Une Femme fantastique – Sebastián Lelio

Marina et Orlando, de vingt ans son aîné, s’aiment loin des regards et se projettent vers l’avenir. Lorsqu’il meurt soudainement, Marina subit l’hostilité des proches d’Orlando : une « sainte famille » qui rejette tout ce qu’elle représente. Marina va se battre, avec la même énergie que celle dépensée depuis toujours pour devenir la femme qu’elle est : une femme forte, courageuse, digne… une femme fantastique !

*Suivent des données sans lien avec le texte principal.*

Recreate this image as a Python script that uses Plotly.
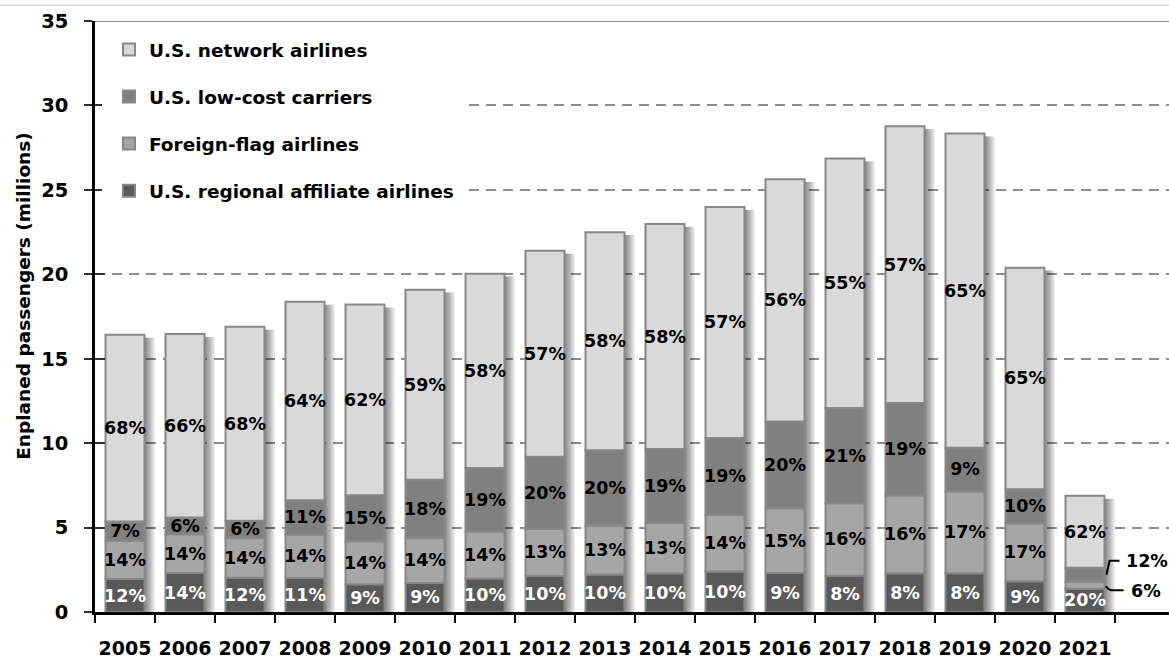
import plotly.graph_objects as go

# Enplaned passengers by carrier type (millions), with segment shares in percent
years = [2005, 2006, 2007, 2008, 2009, 2010, 2011, 2012, 2013, 2014,
         2015, 2016, 2017, 2018, 2019, 2020, 2021]
totals = [16.25, 16.46, 16.89, 18.37, 18.21, 19.09, 19.84, 21.39, 22.27, 22.98,
          23.98, 25.63, 26.85, 28.77, 28.62, 20.19, 6.88]
regional_pct = [12, 14, 12, 11, 9, 9, 10, 10, 10, 10, 10, 9, 8, 8, 8, 9, 20]
foreign_pct = [14, 14, 14, 14, 14, 14, 14, 13, 13, 13, 14, 15, 16, 16, 17, 17, 6]
lowcost_pct = [7, 6, 6, 11, 15, 18, 19, 20, 20, 19, 19, 20, 21, 19, 9, 10, 12]
network_pct = [68, 66, 68, 64, 62, 59, 58, 57, 58, 58, 57, 56, 55, 57, 65, 65, 62]

series = [
    # name, shares, fill, label colour, legend rank
    ("U.S. regional affiliate airlines", regional_pct, "#595959", "white", 4),
    ("Foreign-flag airlines", foreign_pct, "#a6a6a6", "black", 3),
    ("U.S. low-cost carriers", lowcost_pct, "#808080", "black", 2),
    ("U.S. network airlines", network_pct, "#d9d9d9", "black", 1),
]
# shares labelled beside the 2021 bar instead of inside it
outside_labels = {("U.S. low-cost carriers", 2021), ("Foreign-flag airlines", 2021)}

x = list(range(len(years)))
BAR_W = 0.65
FONT = "DejaVu Sans"
LABEL_SIZE = 17.5

# segment heights in millions
segments = []
for name, pct, color, tcolor, rank in series:
    segments.append([t * p / 100 for t, p in zip(totals, pct)])

bases = []
running = [0.0] * len(years)
for seg in segments:
    bases.append(list(running))
    running = [r + s for r, s in zip(running, seg)]
tops = running

fig = go.Figure()

# soft drop shadow to the right of each column
for k in range(1, 9):
    fig.add_trace(go.Bar(
        x=x, y=[t - 0.17 for t in tops], base=0,
        width=BAR_W, offset=-BAR_W / 2 + k * 1.3 / 60,
        marker=dict(color="rgba(0,0,0,0.07)", line=dict(width=0)),
        showlegend=False, hoverinfo="skip",
    ))

for (name, pct, color, tcolor, rank), seg, base in zip(series, segments, bases):
    texts = ["" if (name, yr) in outside_labels else f"{p}%"
             for yr, p in zip(years, pct)]
    fig.add_trace(go.Bar(
        x=x, y=seg, base=base, name=name,
        width=BAR_W, offset=-BAR_W / 2,
        marker=dict(color=color, line=dict(color="#878787", width=2)),
        text=texts, textposition="inside", insidetextanchor="middle",
        textangle=0, constraintext="none",
        insidetextfont=dict(family=FONT, size=LABEL_SIZE, color=tcolor, weight="bold"),
        legendgroup=name, legendrank=rank,
        hoverinfo="skip",
    ))

# 2021 callouts for the thin segments
i21 = years.index(2021)
names = [s[0] for s in series]
lc_i = names.index("U.S. low-cost carriers")
ff_i = names.index("Foreign-flag airlines")
lc_mid = bases[lc_i][i21] + segments[lc_i][i21] / 2
ff_mid = bases[ff_i][i21] + segments[ff_i][i21] / 2
edge = x[i21] + BAR_W / 2

fig.add_shape(type="path", xref="x", yref="y", xsizemode="pixel", ysizemode="pixel",
              xanchor=edge, yanchor=lc_mid, path="M 2,0 L 5,14 L 15,14",
              line=dict(color="black", width=2))
fig.add_shape(type="path", xref="x", yref="y", xsizemode="pixel", ysizemode="pixel",
              xanchor=edge, yanchor=ff_mid, path="M 1.5,-1 Q 4,-5 8,-5 L 19,-5",
              line=dict(color="black", width=2))
fig.add_annotation(x=x[i21], y=lc_mid, text=f"{lowcost_pct[i21]}%", showarrow=False,
                   xanchor="left", xshift=39, yshift=14,
                   font=dict(family=FONT, size=LABEL_SIZE, color="black", weight="bold"))
fig.add_annotation(x=x[i21], y=ff_mid, text=f"{foreign_pct[i21]}%", showarrow=False,
                   xanchor="left", xshift=44, yshift=-6,
                   font=dict(family=FONT, size=LABEL_SIZE, color="black", weight="bold"))

# solid top border of the plot area and frame line above
fig.add_shape(type="line", xref="paper", yref="y", x0=0, x1=1, y0=35, y1=35,
              line=dict(color="#858585", width=2), layer="above")
fig.add_shape(type="line", xref="paper", yref="paper", x0=-0.09, x1=1, y0=1.027, y1=1.027,
              line=dict(color="#d4d4d4", width=1.5))

# y-axis title
fig.add_annotation(xref="paper", yref="paper", x=-0.0673, y=0.5345,
                   text="Enplaned passengers (millions)", textangle=-90,
                   showarrow=False, xanchor="center", yanchor="middle",
                   font=dict(family=FONT, size=18.5, color="black", weight="bold"))

fig.update_layout(
    width=1169, height=659,
    margin=dict(l=95, r=0, t=21, b=44),
    barmode="overlay",
    plot_bgcolor="white", paper_bgcolor="white",
    font=dict(family=FONT, color="black"),
    showlegend=True,
    legend=dict(
        x=0.0065, y=0.995, xanchor="left", yanchor="top",
        bgcolor="white", bordercolor="white", borderwidth=7,
        font=dict(family=FONT, size=18.5, color="black", weight="bold"),
        tracegroupgap=20, itemwidth=30,
    ),
    xaxis=dict(
        range=[-0.5, 17.4], tickmode="array", tickvals=x, ticktext=[str(y) for y in years],
        ticks="", showgrid=False, zeroline=False,
        showline=True, linecolor="black", linewidth=2.5,
        tickfont=dict(family=FONT, size=19, color="black", weight="bold"),
        ticklabelstandoff=17,
        minor=dict(tickmode="linear", tick0=-0.5, dtick=1, ticks="outside",
                   ticklen=8, tickwidth=2, tickcolor="black", showgrid=False),
    ),
    yaxis=dict(
        range=[0, 35], tickmode="linear", tick0=0, dtick=5,
        ticks="outside", ticklen=8, tickwidth=2, tickcolor="#303030",
        showline=True, linecolor="black", linewidth=2.5,
        showgrid=True, gridcolor="#8c8c8c", gridwidth=2, griddash="10px,7px",
        zeroline=False,
        tickfont=dict(family=FONT, size=19.5, color="black", weight="bold"),
        ticklabelstandoff=12,
    ),
    yaxis2=dict(
        range=[0, 35], overlaying="y", side="left", tickmode="linear", tick0=0, dtick=5,
        ticks="inside", ticklen=10, tickwidth=2, tickcolor="#303030",
        showticklabels=False, showgrid=False, zeroline=False, showline=False,
    ),
)

# invisible trace so the crossing tick marks render on the overlay axis
fig.add_trace(go.Scatter(x=[x[0]], y=[0], yaxis="y2", mode="markers",
                         marker=dict(opacity=0), showlegend=False, hoverinfo="skip"))

fig.write_html("out.html")
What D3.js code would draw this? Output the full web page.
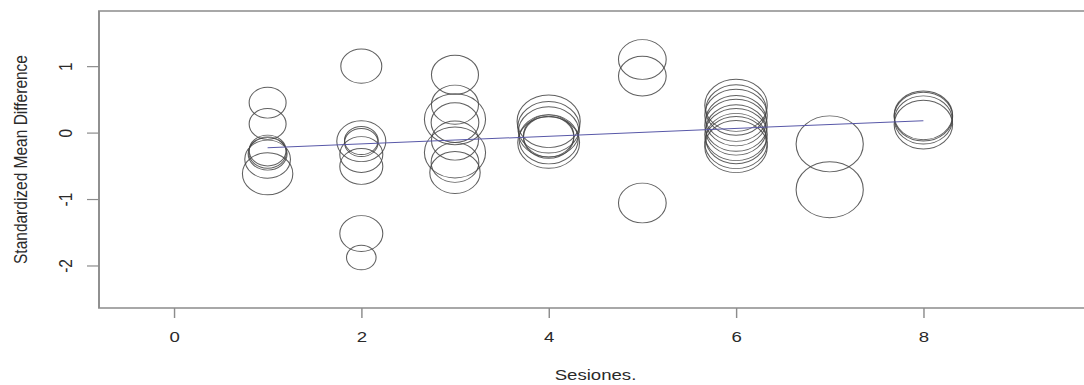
<!DOCTYPE html>
<html>
<head>
<meta charset="utf-8">
<script src="https://cdn.jsdelivr.net/npm/d3@7"></script>
<style>
  body { margin: 0; background: #fff; overflow: hidden; }
  svg { display: block; }
</style>
</head>
<body>
<div id="chart"></div>
<script>
// Study-level effects: number of sessions, standardized mean difference, relative weight
const sessions = [
  1, 1, 1, 1, 1, 1, 1,
  2, 2, 2, 2, 2, 2, 2, 2,
  3, 3, 3, 3, 3, 3, 3, 3,
  4, 4, 4, 4, 4, 4, 4,
  5, 5, 5,
  6, 6, 6, 6, 6, 6, 6, 6, 6, 6,
  7, 7,
  8, 8, 8, 8
];
const smd = [
  0.45, 0.13, -0.27, -0.30, -0.32, -0.40, -0.62,
  1.00, -0.13, -0.12, -0.15, -0.33, -0.51, -1.52, -1.88,
  0.87, 0.42, 0.20, 0.15, -0.12, -0.30, -0.45, -0.60,
  0.17, 0.08, 0.01, -0.05, -0.07, -0.10, -0.15,
  1.10, 0.85, -1.06,
  0.41, 0.34, 0.26, 0.18, 0.11, 0.04, -0.03, -0.09, -0.15, -0.21,
  -0.17, -0.86,
  0.26, 0.24, 0.19, 0.12
];
const weights = [
  0.55, 0.55, 0.55, 0.56, 0.58, 0.68, 0.75,
  0.61, 0.73, 0.50, 0.50, 0.64, 0.64, 0.64, 0.44,
  0.70, 0.70, 0.91, 0.71, 0.70, 0.91, 0.71, 0.75,
  0.94, 0.92, 0.90, 0.75, 0.75, 0.88, 0.92,
  0.71, 0.71, 0.71,
  0.93, 0.90, 0.93, 0.90, 0.93, 0.90, 0.93, 0.90, 0.93, 0.93,
  1.00, 1.00,
  0.87, 0.87, 0.86, 0.87
];

// Meta-regression fit at the ends of the session range
const fitSessions = [1, 8];
const fitSmd = [-0.23, 0.18];

const xTicks = [0, 2, 4, 6, 8];
const yTicks = [-2, -1, 0, 1];
const xTitle = "Sesiones.";
const yTitle = "Standardized Mean Difference";

const W = 1084, H = 385;
const stretch = 1.2;            // plot is drawn wider than tall
const font = "'Liberation Sans', Arial, sans-serif";
const axisColor = "#8c8c8c";
const textColor = "#2a2a2a";

const svg = d3.select("#chart").append("svg")
  .attr("width", W).attr("height", H);
svg.append("rect").attr("width", W).attr("height", H).attr("fill", "#fff");

const g = svg.append("g").attr("transform", `scale(${stretch},1)`);

const x = d3.scaleLinear().domain([-0.8, 9.8]).range([82.5, 910]);
const y = d3.scaleLinear().domain([-2.64, 1.83]).range([308, 11]);
const r = d3.scaleLinear().domain([0, 1]).range([0, 28]);

// plot frame: left, top and bottom sides (right side falls outside the page)
const [x0, x1] = x.range();
const [yb, yt] = y.range();
g.append("path")
  .attr("d", `M${x1 + 20},${yt}H${x0}V${yb}H${x1 + 20}`)
  .attr("fill", "none").attr("stroke", axisColor).attr("stroke-width", 1.6);

// x axis
g.append("g")
  .attr("transform", `translate(0,${yb})`)
  .call(d3.axisBottom(x).tickValues(xTicks).tickSize(10).tickFormat(d => String(d)))
  .call(a => {
    a.select(".domain").remove();
    a.selectAll(".tick line").attr("stroke", axisColor).attr("stroke-width", 1.2);
    a.selectAll(".tick text")
      .attr("y", 34).attr("dy", 0)
      .attr("fill", textColor)
      .style("font-family", font).style("font-size", "15.5px");
  });

// y axis with rotated labels
g.append("g")
  .attr("transform", `translate(${x0},0)`)
  .call(d3.axisLeft(y).tickValues(yTicks).tickSize(10).tickFormat(d => String(d)))
  .call(a => {
    a.select(".domain").remove();
    a.selectAll(".tick line").attr("stroke", axisColor).attr("stroke-width", 1.2);
    a.selectAll(".tick text")
      .attr("x", 0).attr("dy", 0)
      .attr("transform", "translate(-22.5,0) rotate(-90)")
      .attr("text-anchor", "middle")
      .attr("fill", textColor)
      .style("font-family", font).style("font-size", "15.5px");
  });

// axis titles
g.append("text")
  .attr("x", (x0 + x1) / 2).attr("y", 380)
  .attr("text-anchor", "middle").attr("fill", textColor)
  .style("font-family", font).style("font-size", "15.5px")
  .text(xTitle);

g.append("text")
  .attr("transform", `translate(22.5,${(yb + yt) / 2}) rotate(-90)`)
  .attr("text-anchor", "middle").attr("fill", textColor)
  .style("font-family", font).style("font-size", "15.5px")
  .text(yTitle);

// study bubbles
const studies = sessions.map((s, i) => ({ s, d: smd[i], w: weights[i] }));
g.append("g").selectAll("circle")
  .data(studies)
  .join("circle")
  .attr("cx", d => x(d.s))
  .attr("cy", d => y(d.d))
  .attr("r", d => r(d.w))
  .attr("fill", "none")
  .attr("stroke", "#444")
  .attr("stroke-width", 0.9)
  .attr("stroke-opacity", 0.85);

// fitted line
const fit = fitSessions.map((s, i) => [s, fitSmd[i]]);
g.append("path")
  .datum(fit)
  .attr("d", d3.line().x(d => x(d[0])).y(d => y(d[1])))
  .attr("fill", "none")
  .attr("stroke", "#5858a8")
  .attr("stroke-width", 1);
</script>
</body>
</html>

L’origine du projet d’Une Femme Fantastique (Una Mujer Fantástica), le nouveau film du cinéaste Argentin Sebastián Lelio, est liée à son précédent film, Gloria (2013), qui résumait en quelque sorte ce qu’il disait dans ses trois premiers films. Tout en dressant une nouvelle fois le superbe portrait d’une femme indépendante, marginalisée et laissée pour compte, avec Une Femme Fantastique le réalisateur passe donc à autre chose et aborde de nouveaux sujets. Évitant les écueils du militantisme à outrance et de la moralisation dégoulinante, évacuant avec intelligence les clichés, les raccourcis et autres idées reçues, le film pose de nombreuses questions et aborde avec acuité différentes thématiques comme l’amour, la liberté, la différence, la sexualité ou le genre tout en peignant dans le même temps un tableau pertinent, vingt-cinq ans après la fin de la dictature de Pinochet, de la réalité sociale actuelle du Chili.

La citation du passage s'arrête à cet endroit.